Dr. Roberta E. Zlokower
November 20, 2009

Broke-ology, a name penned by Ennis King, one of the two sons in this lower income, African-American family in Kansas City, to describe his specialty, compared to his brother Malcolm’s new Masters Degree in environmental science, is one of the most absorbing and warmly penned new plays of the season. Nathan Louis Jackson has written about a loving couple’s romance and dreams, in 1982, when they were blissfully happy, yet hopelessly poor, and expecting their first child. Matching shirts were sewn, so the family would dress like a team, a tightly bonded trio, on the way to even happier times and longed for success for their children. Wendell Pierce, as William King, and Crystal A. Dickinson, as Sonia King, seem like the perfect couple. They didn’t have much, but their romantic chemistry and mutual aspirations gave them strength and stability.

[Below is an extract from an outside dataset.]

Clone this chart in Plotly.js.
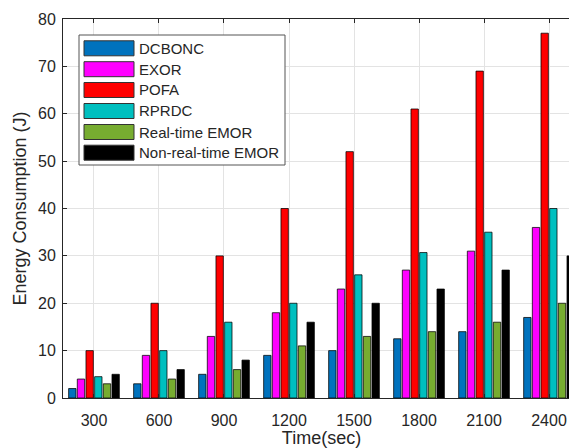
<!DOCTYPE html>
<html>
<head>
<meta charset="utf-8">
<script src="https://cdn.plot.ly/plotly-3.0.1.min.js"></script>
<style>
html,body{margin:0;padding:0;overflow:hidden;background:#fff;}
#chart{width:600px;height:448px;}
</style>
</head>
<body>
<div id="chart"></div>
<script>
const times = [300, 600, 900, 1200, 1500, 1800, 2100, 2400];
const seriesNames = ["DCBONC", "EXOR", "POFA", "RPRDC", "Real-time EMOR", "Non-real-time EMOR"];
const dcbonc = [2, 3, 5, 9, 10, 12.5, 14, 17];
const exor = [4, 9, 13, 18, 23, 27, 31, 36];
const pofa = [10, 20, 30, 40, 52, 61, 69, 77];
const rprdc = [4.5, 10, 16, 20, 26, 30.7, 35, 40];
const realTimeEmor = [3, 4, 6, 11, 13, 14, 16, 20];
const nonRealTimeEmor = [5, 6, 8, 16, 20, 23, 27, 30];
const colors = ["#0072BD", "#FF00FF", "#FF0000", "#00BFBF", "#77AC30", "#000000"];
const yTicks = [0, 10, 20, 30, 40, 50, 60, 70, 80];

const allSeries = [dcbonc, exor, pofa, rprdc, realTimeEmor, nonRealTimeEmor];
const textColor = "#262626";
const font = "Liberation Sans, Arial, Helvetica, sans-serif";

const traces = allSeries.map((vals, i) => ({
  type: "bar",
  x: times,
  y: vals,
  name: seriesNames[i],
  marker: {color: colors[i], line: {color: "rgba(0,0,0,0.75)", width: 1}},
  showlegend: false,
  hoverinfo: "x+y+name"
}));

// manual legend (paper coordinates)
const plotW = 517, plotH = 379, L = 63, T = 19;
const px = x => (x - L) / plotW;
const py = y => (T + plotH - y) / plotH;
const shapes = [{
  type: "rect", xref: "paper", yref: "paper",
  x0: px(79), x1: px(285), y0: py(165), y1: py(35),
  line: {color: "#555", width: 1}, fillcolor: "#fff", layer: "above"
}];
const annotations = [];
const itemY = [48.3, 69.2, 90, 111, 132, 152.7];
seriesNames.forEach((name, i) => {
  shapes.push({
    type: "rect", xref: "paper", yref: "paper",
    x0: px(84), x1: px(134), y0: py(itemY[i] + 7.5), y1: py(itemY[i] - 7.5),
    line: {color: "#333", width: 1}, fillcolor: colors[i], layer: "above"
  });
  annotations.push({
    xref: "paper", yref: "paper", x: px(137), y: py(itemY[i]),
    xanchor: "left", yanchor: "middle", showarrow: false,
    text: name, font: {family: font, size: 15, color: textColor}
  });
});

const layout = {
  width: 600, height: 448,
  margin: {l: 63, r: 20, t: 19, b: 50},
  paper_bgcolor: "#fff", plot_bgcolor: "#fff",
  barmode: "group", bargap: 0.2, bargroupgap: 0.15,
  font: {family: font, color: textColor, size: 16},
  xaxis: {
    range: [157, 2543],
    tickvals: times, ticktext: times.map(String),
    ticks: "inside", ticklen: 4, tickcolor: textColor,
    ticklabelstandoff: 8,
    showline: true, linecolor: textColor, linewidth: 1, mirror: "allticks",
    showgrid: true, gridcolor: "#e3e3e3", gridwidth: 1, zeroline: false,
    tickfont: {size: 16, color: textColor},
    title: {text: "Time(sec)", font: {size: 18, color: textColor}, standoff: 4}
  },
  yaxis: {
    range: [0, 80],
    tickvals: yTicks,
    ticks: "inside", ticklen: 4, tickcolor: textColor,
    ticklabelstandoff: 3,
    showline: true, linecolor: textColor, linewidth: 1, mirror: "allticks",
    showgrid: true, gridcolor: "#e3e3e3", gridwidth: 1, zeroline: false,
    tickfont: {size: 16, color: textColor},
    title: {text: "Energy Consumption (J)", font: {size: 18, color: textColor}, standoff: 6}
  },
  shapes: shapes,
  annotations: annotations
};

Plotly.newPlot("chart", traces, layout, {displayModeBar: false, staticPlot: true});
</script>
</body>
</html>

The scene that follows is missing Sonia, and we soon learn of her early death. Ennis King (Francois Battiste) and Malcolm King (Alano Miller), along with father, William, re-appear in 2009, and William suffers from debilitating multiple sclerosis. He’s still poor, and the house shows it (thanks to Donyale Werle’s precisely telling set). The family’s happiness is found in games of dominoes, where the three bet small, but the laughs are large. Friction builds around William’s deterioration, and arguments abound as to which brother will care for him. Ennis holds down several shifts at a diner, as his girlfriend is pregnant, and Malcolm looks to the East for his incipient career. If Malcolm leaves, Ennis is suddenly responsible for three adults and a baby, plus William’s many medicines and hospital visits. If Malcolm stays, he’s back to his roots, as if his college education had been for naught. William sees all and moves fate with his own hands.

During the scenes of 2009, Sonia re-appears to William, in hallucinations and dreams, and he even tries to shave and dress up to take her dancing, this wife deceased for 15 years. William’s love for Sonia, which he apparently did not show as much as she had wished (a fact revealed during their hallucinatory conversations), is unquestionable now late in life. In fact, he speaks of dreams, in which he returns to stormy waters to drown with his drowning wife. There is poignancy, despair, remorse, conflict, pain, and confrontation. The four actors dramatized their respective roles with emotional nuance and physical detail. Gesture, posture, tone, and affect, were all combined for truly professional performances. This is one play that stays in the mind, days and weeks after the viewing. Thomas Kail, Director, keeps the timing laid-back and unpretentious. Thus a sense of authenticity pervades the stage, and we are drawn in.